I'm guessing this has been looked at before, so I decided to ask first (rather than implement a chess engine that makes random moves and hope to find something other than "draw, draw, draw, draw, ..."). Searching for "random game of chess" lists Chess960 and other randomized variants, which is not what I want.


Technicalities:

  • En passant capturing, castling, pawn promotion, etc. all apply as usual.

  • The FIDE Laws of Chess will be updated 1 July 2014 with the following:

    9.6 If one or both of the following occur(s) then the game is drawn:

    • a. the same position has appeared, as in 9.2b, for at least five consecutive alternate moves by each player.

    • b. any consecutive series of 75 moves have been completed by each player without the movement of any pawn and without any capture. If the last move resulted in checkmate, that shall take precedence.

    This means that games of chess must be finite, and thus there is a finite number of possible games of chess.


I found a bug in the code given in Hooked's answer (which means that my original reanalysis was also flawed): one also have to check for insufficient material when assessing a draw, i.e.

int(board.is_stalemate())

should be replaced with

int(board.is_insufficient_material() or board.is_stalemate())

This changes things quite a bit. The probabillity of a draw goes up quite a bit. So far with $n = 5\cdot 10^5$ samples I find

$$E[\text{Black}] \approx 0.5002$$ $$E[\text{White}] \approx 0.4998$$ $$P[\text{Draw}] \approx 84.4\%$$

A simple hypotesis test shows that with $P(\text{white})=P(\text{black})=0.078,~P(\text{draw})=0.844$ and $N=5\cdot 10^5$ samples the probabillity to get $|E[\text{Black}] - 0.5| > 0.002$ is $25\%$ so our results are perfectly consistent with $E[\text{White}]=E[\text{Black}]=0.5$. The "hump" remains, but is now easily explained: it is due to black or white winning. Either they win early or the game goes to a draw.

enter image description here
(source: folk.uio.no)

Here is one of the shortest game I found, stupid black getting matted in four moves:

enter image description here
(source: folk.uio.no)


Update: The code below has a small, but significant oversight.

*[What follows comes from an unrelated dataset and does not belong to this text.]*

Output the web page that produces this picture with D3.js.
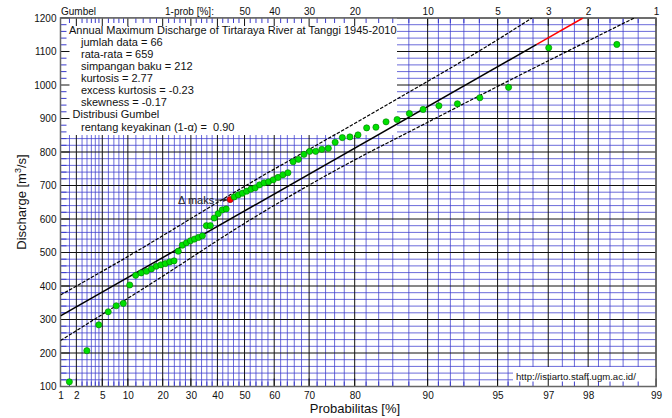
<!DOCTYPE html>
<html>
<head>
<meta charset="utf-8">
<script src="https://cdn.jsdelivr.net/npm/d3@7"></script>
<style>
  body { margin: 0; background: #fff; }
  svg { display: block; font-family: "Liberation Sans", Arial, sans-serif; }
</style>
</head>
<body>
<div id="chart"></div>
<script>
// annual maximum discharge, sorted (m3/s)
var discharge = [114, 207, 284, 323, 341, 348, 403, 432, 439, 444,
                 451, 459, 463, 467, 472, 475, 504, 522, 529, 535,
                 540, 545, 550, 580, 580, 603, 616, 627, 630, 658,
                 666, 672, 677, 683, 689, 693, 702, 708, 711, 717,
                 724, 732, 738, 771, 778, 793, 802, 802, 808, 811,
                 829, 843, 845, 851, 872, 874, 890, 897, 915, 927,
                 938, 944, 962, 993, 1111, 1121];
var deltaMaxRank = 30;

// fitted gumbel line [prob %, value], red part is beyond the data
var fitLine = [[1, 311], [96.63, 1121]];
var fitExtension = [[96.63, 1121], [97.89, 1200]];
// 90% band
var upperBand = [[1, 373], [8.2, 474], [51.9, 707], [81, 895], [95.6, 1159], [96.46, 1200]];
var lowerBand = [[1, 237], [18.1, 418], [51.9, 597], [82.7, 801], [86.5, 841], [95.6, 1015], [98.75, 1200]];

var probTicks = [1, 2, 5, 10, 20, 30, 40, 50, 60, 70, 80, 90, 95, 97, 98, 99];
var exceedTicks = [50, 40, 30, 20, 10, 5, 3, 2, 1];
var yTicks = [100, 200, 300, 400, 500, 600, 700, 800, 900, 1000, 1100, 1200];
var minorProb = [1.5, 2.5, 3, 3.5, 4, 4.5, 6, 7, 8, 9, 12, 14, 16, 18]
  .concat(d3.range(22, 80, 2).filter(function(p) { return p % 10 != 0; }))
  .concat([82, 84, 86, 88, 91, 92, 93, 94, 95.5, 96, 96.5, 97.4, 97.7, 98.2, 98.4, 98.6, 98.8]);

var statLines = [
  "jumlah data = 66",
  "rata-rata = 659",
  "simpangan baku = 212",
  "kurtosis = 2.77",
  "excess kurtosis = -0.23",
  "skewness = -0.17"
];

var W = 672, H = 418;
var pL = 60.5, pR = 656, pT = 18, pB = 386.5;
var gridBlue = "#3a3acc";

var gum = function(p) { return -Math.log(-Math.log(p / 100)); };
var xg = d3.scaleLinear().domain([gum(1), gum(99)]).range([pL, pR]);
var x = function(p) { return xg(gum(p)); };
var y = d3.scaleLinear().domain([100, 1200]).range([pB, pT]);

var svg = d3.select("#chart").append("svg")
  .attr("width", W).attr("height", H);

svg.append("clipPath").attr("id", "plot")
  .append("rect").attr("x", pL).attr("y", pT)
  .attr("width", pR - pL).attr("height", pB - pT);

// grid
var grid = svg.append("g");
var yMinor = d3.range(120, 1200, 20).filter(function(v) { return v % 100 != 0; });
grid.selectAll(".hm").data(yMinor).enter().append("line")
  .attr("x1", pL).attr("x2", pR)
  .attr("y1", function(d) { return y(d); }).attr("y2", function(d) { return y(d); })
  .attr("stroke", gridBlue).attr("stroke-opacity", 0.75);
grid.selectAll(".vm").data(minorProb).enter().append("line")
  .attr("y1", pT).attr("y2", pB)
  .attr("x1", function(d) { return x(d); }).attr("x2", function(d) { return x(d); })
  .attr("stroke", gridBlue).attr("stroke-opacity", 0.75);
grid.selectAll(".hM").data(yTicks).enter().append("line")
  .attr("x1", pL).attr("x2", pR)
  .attr("y1", function(d) { return y(d); }).attr("y2", function(d) { return y(d); })
  .attr("stroke", "#111");
grid.selectAll(".vM").data(probTicks).enter().append("line")
  .attr("y1", pT).attr("y2", pB)
  .attr("x1", function(d) { return x(d); }).attr("x2", function(d) { return x(d); })
  .attr("stroke", "#111");

// white boxes over the grid
svg.append("rect").attr("x", pL).attr("y", pT).attr("width", 397 - pL).attr("height", 135 - pT).attr("fill", "#fff");
svg.append("rect").attr("x", 513).attr("y", 367).attr("width", pR - 513).attr("height", pB - 367).attr("fill", "#fff");

// edge ticks
var ticks = svg.append("g");
[pT, pB].forEach(function(ey) {
  var dir = ey == pT ? 1 : -1;
  ticks.selectAll(null).data(minorProb).enter().append("line")
    .attr("x1", function(d) { return x(d); }).attr("x2", function(d) { return x(d); })
    .attr("y1", ey).attr("y2", ey + dir * 5).attr("stroke", gridBlue);
  ticks.selectAll(null).data(probTicks).enter().append("line")
    .attr("x1", function(d) { return x(d); }).attr("x2", function(d) { return x(d); })
    .attr("y1", ey).attr("y2", ey + dir * 8).attr("stroke", "#111");
});
ticks.selectAll(null).data(yMinor).enter().append("line")
  .attr("x1", pL).attr("x2", pL + 6)
  .attr("y1", function(d) { return y(d); }).attr("y2", function(d) { return y(d); })
  .attr("stroke", gridBlue);
ticks.selectAll(null).data(yTicks).enter().append("line")
  .attr("x1", pL).attr("x2", pL + 9)
  .attr("y1", function(d) { return y(d); }).attr("y2", function(d) { return y(d); })
  .attr("stroke", "#111");

// frame
svg.append("rect").attr("x", pL).attr("y", pT)
  .attr("width", pR - pL).attr("height", pB - pT)
  .attr("fill", "none").attr("stroke", "#666").attr("stroke-width", 1.5);

// fit and band
var line = d3.line()
  .x(function(d) { return x(d[0]); })
  .y(function(d) { return y(d[1]); });
var curve = d3.line()
  .x(function(d) { return x(d[0]); })
  .y(function(d) { return y(d[1]); })
  .curve(d3.curveMonotoneX);
var lines = svg.append("g").attr("clip-path", "url(#plot)").attr("fill", "none");
lines.append("path").attr("d", curve(upperBand)).attr("stroke", "#000").attr("stroke-width", 1.2).attr("stroke-dasharray", "3.5,1.5");
lines.append("path").attr("d", curve(lowerBand)).attr("stroke", "#000").attr("stroke-width", 1.2).attr("stroke-dasharray", "3.5,1.5");
lines.append("path").attr("d", line(fitLine)).attr("stroke", "#000").attr("stroke-width", 1.5);
lines.append("path").attr("d", line(fitExtension)).attr("stroke", "#f00").attr("stroke-width", 1.5);

// observed points
var n = discharge.length;
svg.append("g").selectAll("circle").data(discharge).enter().append("circle")
  .attr("cx", function(d, i) { return x((i + 1) / (n + 1) * 100); })
  .attr("cy", function(d) { return y(d); })
  .attr("r", 3.1)
  .attr("fill", function(d, i) { return i + 1 == deltaMaxRank ? "#f00" : "#00e000"; })
  .attr("stroke", function(d, i) { return i + 1 == deltaMaxRank ? "#800" : "#070"; })
  .attr("stroke-width", 0.6);

// delta max label
var dp = x(deltaMaxRank / (n + 1) * 100), dv = y(discharge[deltaMaxRank - 1]);
svg.append("text").attr("x", dp - 16).attr("y", dv + 4.5)
  .attr("text-anchor", "end").attr("font-size", 11).attr("fill", "#222")
  .text("\u0394 maks");
svg.append("line").attr("x1", dp - 15).attr("x2", dp - 3)
  .attr("y1", dv + 0.5).attr("y2", dv + 0.5).attr("stroke", "#222");
svg.append("path").attr("d", "M" + (dp - 3) + "," + (dv + 0.5) + "l-4,-2l0,4z").attr("fill", "#222");

// axes
var xAxis = svg.append("g").attr("transform", "translate(0," + pB + ")")
  .call(d3.axisBottom(xg).tickValues(probTicks.map(gum))
    .tickFormat(function(d, i) { return probTicks[i]; }).tickSize(0).tickPadding(5.5));
var topAxis = svg.append("g").attr("transform", "translate(0," + pT + ")")
  .call(d3.axisTop(xg).tickValues(exceedTicks.map(function(p) { return gum(100 - p); }))
    .tickFormat(function(d, i) { return exceedTicks[i]; }).tickSize(0).tickPadding(3.5));
var yAxis = svg.append("g").attr("transform", "translate(" + pL + ",0)")
  .call(d3.axisLeft(y).tickValues(yTicks).tickFormat(d3.format("d")).tickSize(0).tickPadding(4));
[xAxis, topAxis, yAxis].forEach(function(a) {
  a.select(".domain").remove();
  a.attr("font-family", null);
  a.selectAll("text").attr("font-size", 10).attr("fill", "#111");
});

svg.append("text").attr("x", 61).attr("y", 14.5).attr("font-size", 10).attr("fill", "#111").text("Gumbel");
svg.append("text").attr("x", 165).attr("y", 14.5).attr("font-size", 10).attr("fill", "#111").text("1-prob [%]:");

svg.append("text").attr("x", 355).attr("y", 413).attr("text-anchor", "middle")
  .attr("font-size", 13).attr("fill", "#111").text("Probabilitas [%]");
var yl = svg.append("text").attr("transform", "translate(26,202) rotate(-90)")
  .attr("text-anchor", "middle").attr("font-size", 13).attr("fill", "#111");
yl.append("tspan").text("Discharge [m");
yl.append("tspan").attr("font-size", 9).attr("dy", -5).text("3");
yl.append("tspan").attr("dy", 5).text("/s]");

// info text
var info = svg.append("g").attr("font-size", 11).attr("fill", "#111");
info.append("text").attr("x", 69).attr("y", 34)
  .text("Annual Maximum Discharge of Tirtaraya River at Tanggi 1945-2010");
info.selectAll(".st").data(statLines).enter().append("text")
  .attr("x", 81).attr("y", function(d, i) { return 46.2 + i * 11.9; })
  .text(function(d) { return d; });
info.append("text").attr("x", 72.5).attr("y", 117.5).text("Distribusi Gumbel");
info.append("text").attr("x", 81).attr("y", 130.5).style("white-space", "pre")
  .text("rentang keyakinan (1-\u03b1) =  0.90");

svg.append("text").attr("x", 516).attr("y", 379.5).attr("font-size", 9.6).attr("fill", "#111")
  .text("http://istiarto.staff.ugm.ac.id/");
</script>
</body>
</html>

I was unaware that a stalemate would not be counted the same way as a board with insufficient pieces to play and this changes the answer. @Winther has fixed the bug and reran the simulations. That said, there is still value to the code being posted so I'll leave it up for anyone else to repeat the experiments (and find more bugs!).


Slightly rephrasing your question,

Is the expected outcome for EX[white] = 1/2 in a random game?

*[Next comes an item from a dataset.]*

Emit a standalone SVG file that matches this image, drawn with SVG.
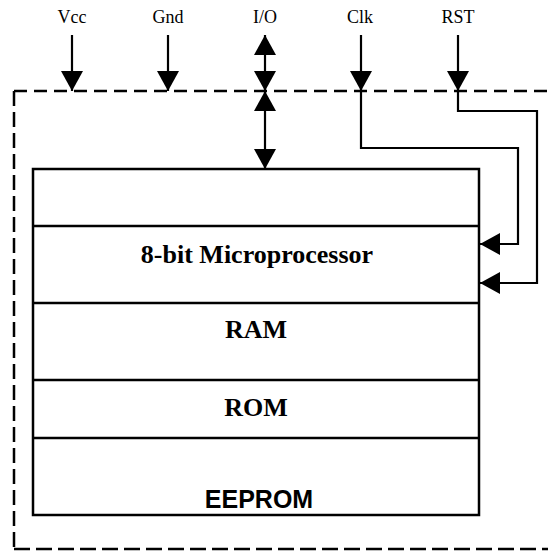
<svg xmlns="http://www.w3.org/2000/svg" width="548" height="553" viewBox="0 0 548 553">
<style>
  .bg { fill: #ffffff; }
  .dash { fill: none; stroke: #000; stroke-width: 2.5; }
  .box { fill: #fff; stroke: #000; stroke-width: 2.5; }
  .div { stroke: #000; stroke-width: 2.5; }
  .wire { fill: none; stroke: #000; stroke-width: 2.2; }
  .pin { font-family: "Liberation Serif", "Times New Roman", serif; font-size: 18px; fill: #000; text-anchor: middle; }
  .blk { font-family: "Liberation Serif", "Times New Roman", serif; font-size: 26px; font-weight: bold; fill: #000; text-anchor: middle; }
  .blks { font-family: "Liberation Sans", Arial, sans-serif; font-size: 25px; font-weight: bold; fill: #000; text-anchor: middle; }
</style>
<defs>
  <marker id="ah" viewBox="0 0 20 22" markerWidth="20" markerHeight="22" refX="20" refY="11" markerUnits="userSpaceOnUse" orient="auto-start-reverse">
    <path d="M0,0 L20,11 L0,22 z" fill="#000"/>
  </marker>
</defs>
<rect class="bg" x="0" y="0" width="548" height="553"/>

<g id="boundary">
  <line class="dash" x1="14" y1="91" x2="548" y2="91" stroke-dasharray="13 7"/>
  <line class="dash" x1="14" y1="91" x2="14" y2="549" stroke-dasharray="15 6"/>
  <line class="dash" x1="14" y1="549" x2="548" y2="549" stroke-dasharray="16 6"/>
</g>

<g id="pin-labels">
  <text class="pin" x="72" y="23">Vcc</text>
  <text class="pin" x="168" y="23">Gnd</text>
  <text class="pin" x="265" y="23">I/O</text>
  <text class="pin" x="360" y="23">Clk</text>
  <text class="pin" x="458" y="23">RST</text>
</g>

<g id="chip">
  <rect class="box" x="33" y="169" width="446" height="346"/>
</g>
<g id="block-top">
  <rect x="33" y="169" width="446" height="57" fill="none"/>
</g>
<g id="microprocessor">
  <line class="div" x1="33" y1="226" x2="479" y2="226"/>
  <text class="blk" x="257" y="263" font-size="26.8">8-bit Microprocessor</text>
</g>
<g id="ram">
  <line class="div" x1="33" y1="303" x2="479" y2="303"/>
  <text class="blk" x="256" y="338">RAM</text>
</g>
<g id="rom">
  <line class="div" x1="33" y1="380" x2="479" y2="380"/>
  <text class="blk" x="256" y="416">ROM</text>
</g>
<g id="eeprom">
  <line class="div" x1="33" y1="438" x2="479" y2="438"/>
  <text class="blks" x="259" y="508">EEPROM</text>
</g>

<g id="connectors">
  <line class="wire" x1="72" y1="35" x2="72" y2="91" marker-end="url(#ah)"/>
  <line class="wire" x1="168" y1="35" x2="168" y2="91" marker-end="url(#ah)"/>
  <line class="wire" x1="265" y1="35" x2="265" y2="91" marker-start="url(#ah)" marker-end="url(#ah)"/>
  <line class="wire" x1="265" y1="91" x2="265" y2="169" marker-start="url(#ah)" marker-end="url(#ah)"/>
  <line class="wire" x1="361" y1="35" x2="361" y2="91" marker-end="url(#ah)"/>
  <line class="wire" x1="458" y1="35" x2="458" y2="91" marker-end="url(#ah)"/>
  <polyline class="wire" points="361,91 361,148 518,148 518,244 480,244" marker-end="url(#ah)"/>
  <polyline class="wire" points="458,91 458,111 537,111 537,283 480,283" marker-end="url(#ah)"/>
</g>
</svg>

To test this, I simulated 10^5 games using the library python-chess. The code is posted below for those wishing to repeat the numerical experiment (this takes about 4 hours on an 8-core machine). In the 100000 games, 46123 came up as wins for white and 6867 games were ties. This puts the expected value of the game at

$$ \text{EX}[white] = 0.495565 $$

Using the 2-sided normal approximation to the binomial test of a fair game, we get a p-value of 0.00511. Therefore, we can reject the null-hypothesis that the game is fair. This was surprising to me.

In other words, $\text{EX}[white]<1/2$ looks to be statistically significant, however the advantage for black is very small.

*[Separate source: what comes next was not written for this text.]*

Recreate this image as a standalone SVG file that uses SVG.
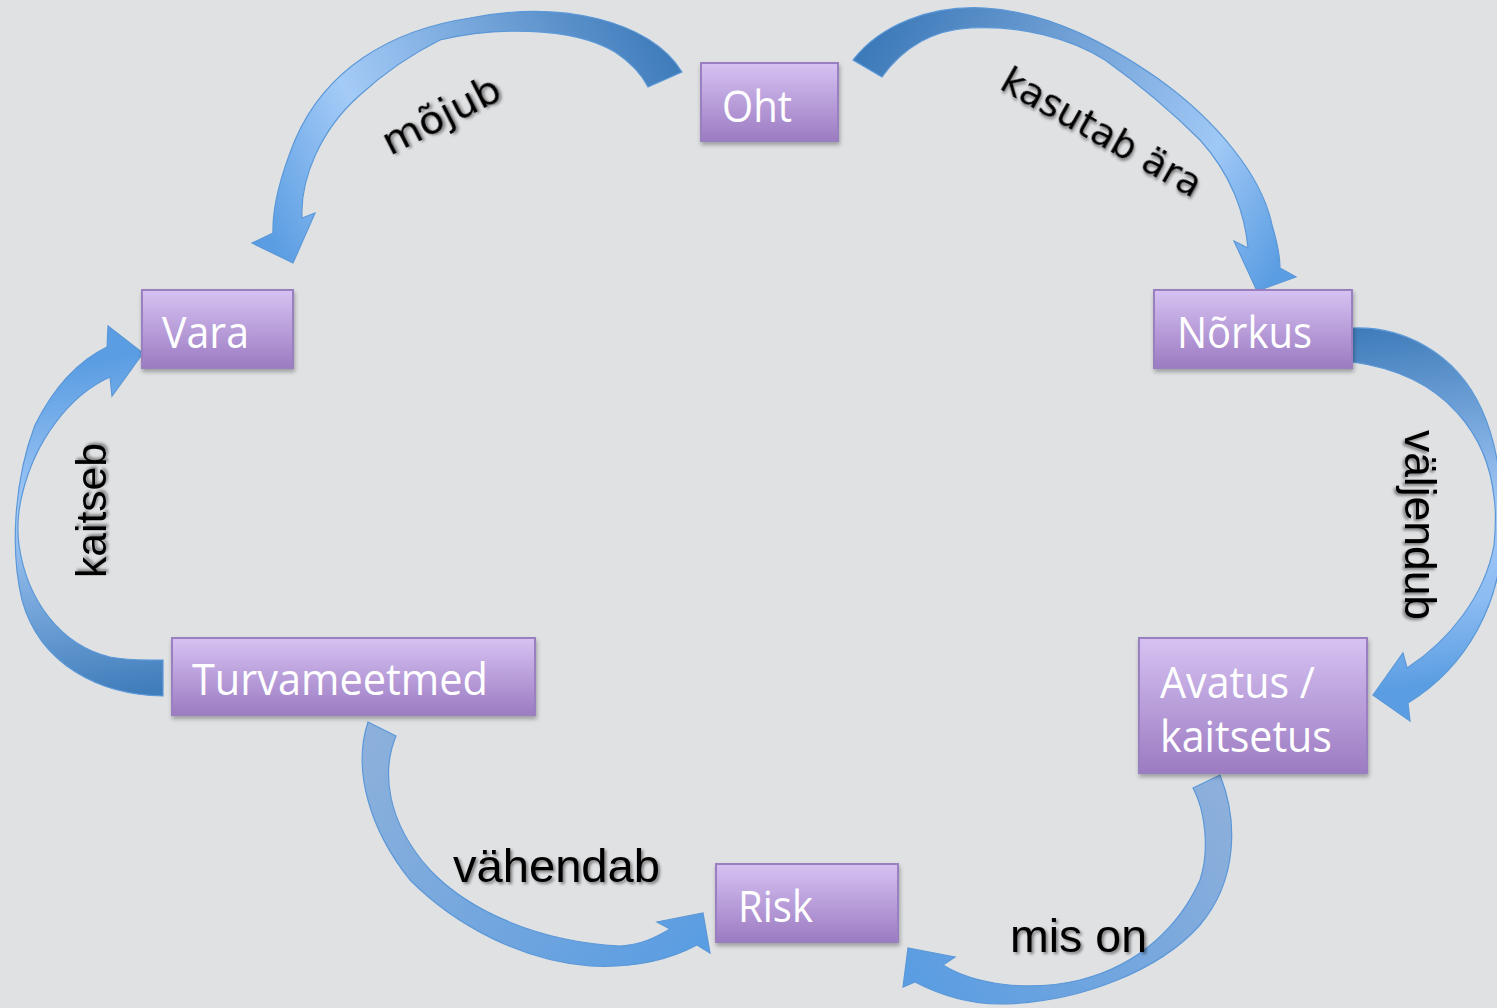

Personally, the more interesting question is the distribution of game length, hence a plot of it is included below.

import chess, random, itertools, multiprocessing
simulations = 10**5

def random_move(board):
    return random.choice(list(board.legal_moves))

def play(game_n):
    board = chess.Bitboard()
    ply = 0
    while not board.is_game_over():
        board.push( random_move(board) )
        ply += 1

    # board.turn == 0 -> White, == 1 -> Black
    return game_n, int(board.is_stalemate()), board.turn, ply

P = multiprocessing.Pool()
results = P.imap(play,xrange(simulations))

with open("results.txt",'w') as FOUT:
    for game in results:
        s = "{} {} {} {}\n".format(*game)
        FOUT.write(s)

enter image description here

There is much to be mined out of this dataset, but I am not a chess-aficionado. I'm not sure why the distribution contains two "humps", comments are welcome.